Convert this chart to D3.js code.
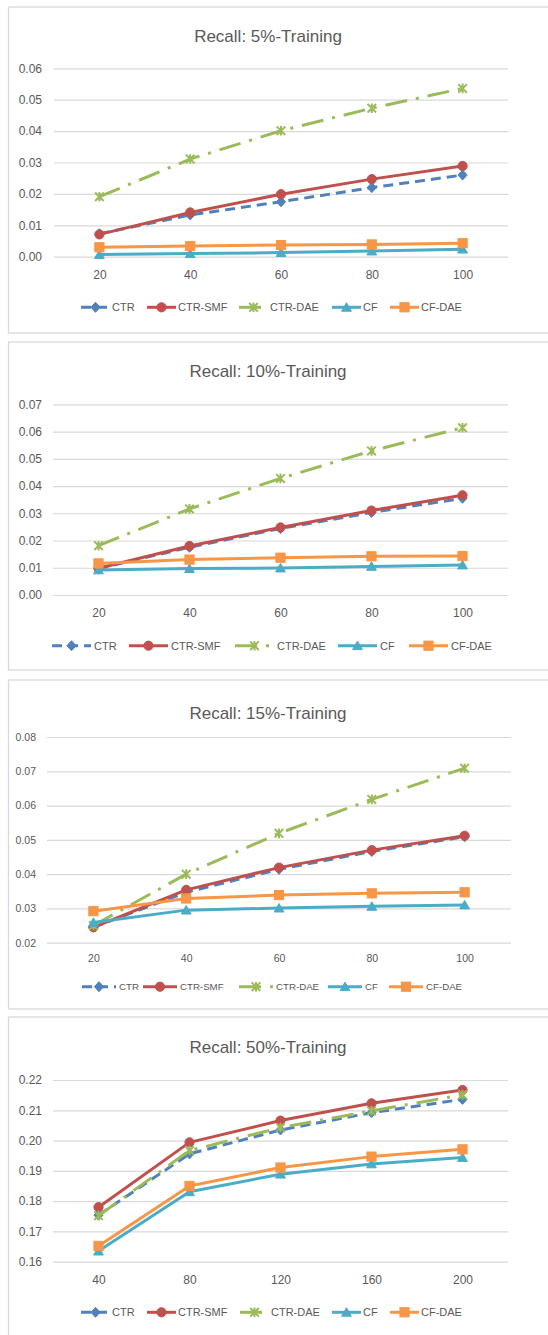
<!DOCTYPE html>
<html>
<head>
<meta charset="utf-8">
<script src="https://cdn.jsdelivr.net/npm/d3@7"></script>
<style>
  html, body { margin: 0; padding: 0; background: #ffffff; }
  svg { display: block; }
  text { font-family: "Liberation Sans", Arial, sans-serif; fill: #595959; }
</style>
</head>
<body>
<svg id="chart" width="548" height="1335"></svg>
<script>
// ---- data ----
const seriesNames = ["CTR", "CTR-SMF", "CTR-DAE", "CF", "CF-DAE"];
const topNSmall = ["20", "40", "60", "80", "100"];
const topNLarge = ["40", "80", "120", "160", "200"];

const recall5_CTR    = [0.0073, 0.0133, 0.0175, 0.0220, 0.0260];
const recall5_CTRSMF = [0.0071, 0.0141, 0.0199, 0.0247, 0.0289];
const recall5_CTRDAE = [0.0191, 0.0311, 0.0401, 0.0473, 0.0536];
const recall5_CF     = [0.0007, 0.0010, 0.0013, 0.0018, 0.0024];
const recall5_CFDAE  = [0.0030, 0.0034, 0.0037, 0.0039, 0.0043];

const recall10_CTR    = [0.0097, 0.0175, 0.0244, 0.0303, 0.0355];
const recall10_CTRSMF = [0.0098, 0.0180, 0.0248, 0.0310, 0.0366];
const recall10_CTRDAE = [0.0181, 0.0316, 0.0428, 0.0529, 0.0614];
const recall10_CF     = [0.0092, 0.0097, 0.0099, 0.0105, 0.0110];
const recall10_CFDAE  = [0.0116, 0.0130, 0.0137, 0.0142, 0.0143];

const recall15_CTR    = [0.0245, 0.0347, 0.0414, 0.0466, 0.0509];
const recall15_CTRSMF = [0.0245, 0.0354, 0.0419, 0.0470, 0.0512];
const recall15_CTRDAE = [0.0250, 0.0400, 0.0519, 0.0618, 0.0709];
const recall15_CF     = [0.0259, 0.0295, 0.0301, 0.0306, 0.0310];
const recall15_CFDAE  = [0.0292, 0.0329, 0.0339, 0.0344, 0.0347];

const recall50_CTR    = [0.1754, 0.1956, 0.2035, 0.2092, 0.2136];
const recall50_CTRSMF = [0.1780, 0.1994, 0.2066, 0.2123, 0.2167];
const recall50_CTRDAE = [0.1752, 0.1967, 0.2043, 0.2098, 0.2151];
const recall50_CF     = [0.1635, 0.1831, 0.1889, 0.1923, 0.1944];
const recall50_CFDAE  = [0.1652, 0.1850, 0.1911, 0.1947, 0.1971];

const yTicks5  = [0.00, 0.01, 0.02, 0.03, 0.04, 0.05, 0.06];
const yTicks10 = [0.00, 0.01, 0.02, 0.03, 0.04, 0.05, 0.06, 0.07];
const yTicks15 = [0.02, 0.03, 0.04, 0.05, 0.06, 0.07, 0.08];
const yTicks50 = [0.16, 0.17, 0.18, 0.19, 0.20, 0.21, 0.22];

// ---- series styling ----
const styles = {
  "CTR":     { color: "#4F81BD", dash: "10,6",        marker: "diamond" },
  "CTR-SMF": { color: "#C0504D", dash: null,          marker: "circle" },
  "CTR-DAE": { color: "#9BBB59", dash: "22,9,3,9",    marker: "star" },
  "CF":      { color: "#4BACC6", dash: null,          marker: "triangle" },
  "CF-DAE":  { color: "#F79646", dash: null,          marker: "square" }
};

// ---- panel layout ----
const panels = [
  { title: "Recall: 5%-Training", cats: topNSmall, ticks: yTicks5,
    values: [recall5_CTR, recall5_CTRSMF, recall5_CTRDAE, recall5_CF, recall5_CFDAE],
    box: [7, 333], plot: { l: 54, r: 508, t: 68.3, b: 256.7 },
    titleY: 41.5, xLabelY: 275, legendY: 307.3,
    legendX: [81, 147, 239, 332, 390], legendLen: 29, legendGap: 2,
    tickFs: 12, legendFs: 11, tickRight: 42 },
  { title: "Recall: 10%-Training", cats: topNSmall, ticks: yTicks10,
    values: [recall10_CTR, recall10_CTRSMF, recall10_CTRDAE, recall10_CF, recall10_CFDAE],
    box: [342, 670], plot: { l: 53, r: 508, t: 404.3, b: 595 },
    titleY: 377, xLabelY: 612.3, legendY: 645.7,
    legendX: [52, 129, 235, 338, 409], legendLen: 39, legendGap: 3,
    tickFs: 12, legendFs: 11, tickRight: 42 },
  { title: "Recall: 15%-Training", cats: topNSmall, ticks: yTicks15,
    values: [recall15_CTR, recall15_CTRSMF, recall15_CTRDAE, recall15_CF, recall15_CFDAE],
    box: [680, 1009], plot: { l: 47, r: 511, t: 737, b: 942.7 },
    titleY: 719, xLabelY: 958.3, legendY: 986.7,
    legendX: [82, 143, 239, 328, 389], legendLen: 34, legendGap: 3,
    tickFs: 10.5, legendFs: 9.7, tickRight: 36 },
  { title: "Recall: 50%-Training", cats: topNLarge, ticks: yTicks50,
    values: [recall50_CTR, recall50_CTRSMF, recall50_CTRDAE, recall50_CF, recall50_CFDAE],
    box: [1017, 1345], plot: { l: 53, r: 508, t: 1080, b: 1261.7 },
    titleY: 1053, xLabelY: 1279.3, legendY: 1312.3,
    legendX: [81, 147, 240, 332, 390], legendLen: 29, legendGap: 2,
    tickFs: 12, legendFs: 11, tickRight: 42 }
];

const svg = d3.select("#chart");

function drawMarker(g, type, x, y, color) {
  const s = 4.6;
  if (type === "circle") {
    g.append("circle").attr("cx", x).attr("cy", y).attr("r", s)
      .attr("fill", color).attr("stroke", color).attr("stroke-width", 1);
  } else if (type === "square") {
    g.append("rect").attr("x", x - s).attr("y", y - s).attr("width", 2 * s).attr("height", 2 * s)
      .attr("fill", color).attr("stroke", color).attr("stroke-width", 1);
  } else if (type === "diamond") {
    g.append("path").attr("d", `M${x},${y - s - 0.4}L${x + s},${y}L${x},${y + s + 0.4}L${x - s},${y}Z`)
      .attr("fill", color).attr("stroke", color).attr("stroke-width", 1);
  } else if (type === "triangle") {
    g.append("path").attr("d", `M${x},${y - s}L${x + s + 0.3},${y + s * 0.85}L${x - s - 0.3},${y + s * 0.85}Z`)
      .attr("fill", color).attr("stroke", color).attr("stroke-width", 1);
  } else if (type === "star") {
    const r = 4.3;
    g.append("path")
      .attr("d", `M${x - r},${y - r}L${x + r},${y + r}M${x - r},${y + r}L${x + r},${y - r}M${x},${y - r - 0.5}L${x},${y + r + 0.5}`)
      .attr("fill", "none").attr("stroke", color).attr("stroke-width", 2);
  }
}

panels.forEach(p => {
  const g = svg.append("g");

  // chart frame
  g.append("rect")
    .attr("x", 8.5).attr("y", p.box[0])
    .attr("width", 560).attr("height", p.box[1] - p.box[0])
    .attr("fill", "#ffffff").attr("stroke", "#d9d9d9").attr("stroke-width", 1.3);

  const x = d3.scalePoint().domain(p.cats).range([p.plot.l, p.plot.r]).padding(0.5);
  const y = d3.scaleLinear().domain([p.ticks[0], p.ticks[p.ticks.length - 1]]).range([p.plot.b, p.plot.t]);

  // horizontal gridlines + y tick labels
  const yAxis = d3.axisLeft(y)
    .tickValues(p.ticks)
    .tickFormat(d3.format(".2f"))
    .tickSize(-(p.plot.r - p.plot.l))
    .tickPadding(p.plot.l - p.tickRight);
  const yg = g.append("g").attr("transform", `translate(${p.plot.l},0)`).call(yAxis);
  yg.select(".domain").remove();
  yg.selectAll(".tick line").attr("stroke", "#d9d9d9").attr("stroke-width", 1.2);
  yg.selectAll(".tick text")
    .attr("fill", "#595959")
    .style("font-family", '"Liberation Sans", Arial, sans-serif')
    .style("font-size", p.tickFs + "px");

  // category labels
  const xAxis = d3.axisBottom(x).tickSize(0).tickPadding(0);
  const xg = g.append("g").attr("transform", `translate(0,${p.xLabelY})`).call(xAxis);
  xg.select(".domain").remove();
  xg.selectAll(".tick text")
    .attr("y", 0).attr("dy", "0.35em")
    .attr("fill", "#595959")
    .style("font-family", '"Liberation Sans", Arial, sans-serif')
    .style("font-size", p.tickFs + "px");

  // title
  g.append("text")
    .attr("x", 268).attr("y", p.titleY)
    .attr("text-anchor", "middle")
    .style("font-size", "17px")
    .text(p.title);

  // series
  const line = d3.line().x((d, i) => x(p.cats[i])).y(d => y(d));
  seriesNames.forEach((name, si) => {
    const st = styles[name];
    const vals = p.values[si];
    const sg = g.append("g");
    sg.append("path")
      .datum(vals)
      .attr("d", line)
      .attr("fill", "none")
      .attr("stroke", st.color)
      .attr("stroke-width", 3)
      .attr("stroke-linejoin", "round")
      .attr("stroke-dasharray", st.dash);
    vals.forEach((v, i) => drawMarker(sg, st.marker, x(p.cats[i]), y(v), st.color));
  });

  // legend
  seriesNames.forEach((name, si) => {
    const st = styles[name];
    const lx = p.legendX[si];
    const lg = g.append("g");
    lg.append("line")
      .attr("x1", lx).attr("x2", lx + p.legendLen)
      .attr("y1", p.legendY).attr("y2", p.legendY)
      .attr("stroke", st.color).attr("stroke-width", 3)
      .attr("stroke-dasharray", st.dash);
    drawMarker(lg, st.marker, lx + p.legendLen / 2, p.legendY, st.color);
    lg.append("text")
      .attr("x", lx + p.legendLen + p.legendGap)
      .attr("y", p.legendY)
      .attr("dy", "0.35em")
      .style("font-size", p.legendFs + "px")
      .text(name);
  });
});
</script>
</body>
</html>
* * *
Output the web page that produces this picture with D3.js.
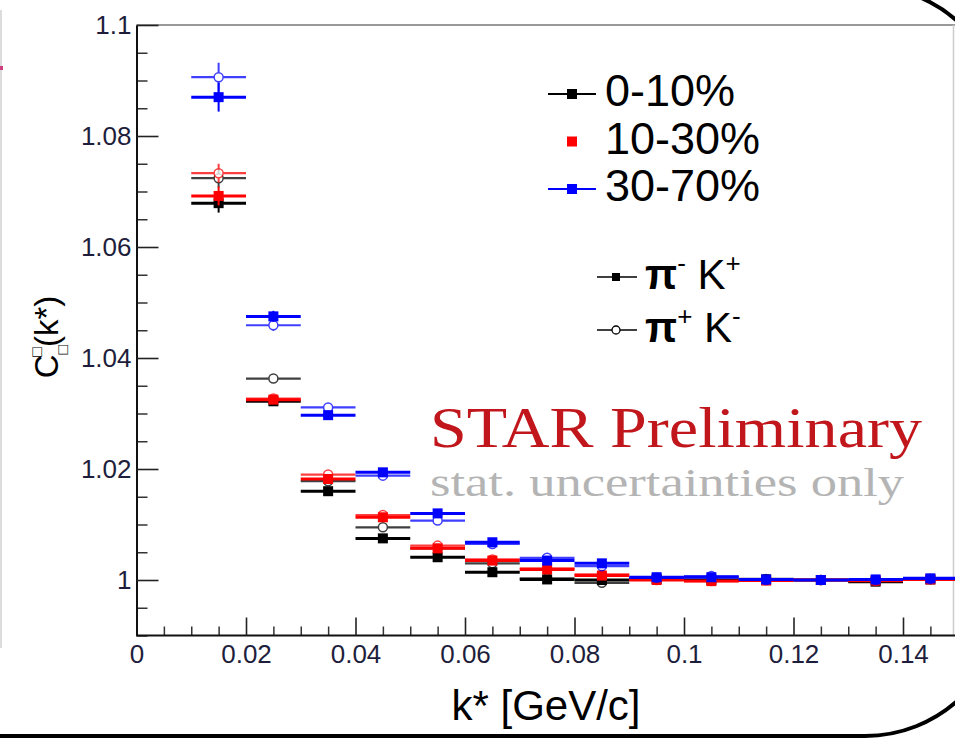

Set problem
Select every line of the records holding the string "this".

Problem solution
Convert this chart to D3.js code.
Output the web page that produces this picture with D3.js.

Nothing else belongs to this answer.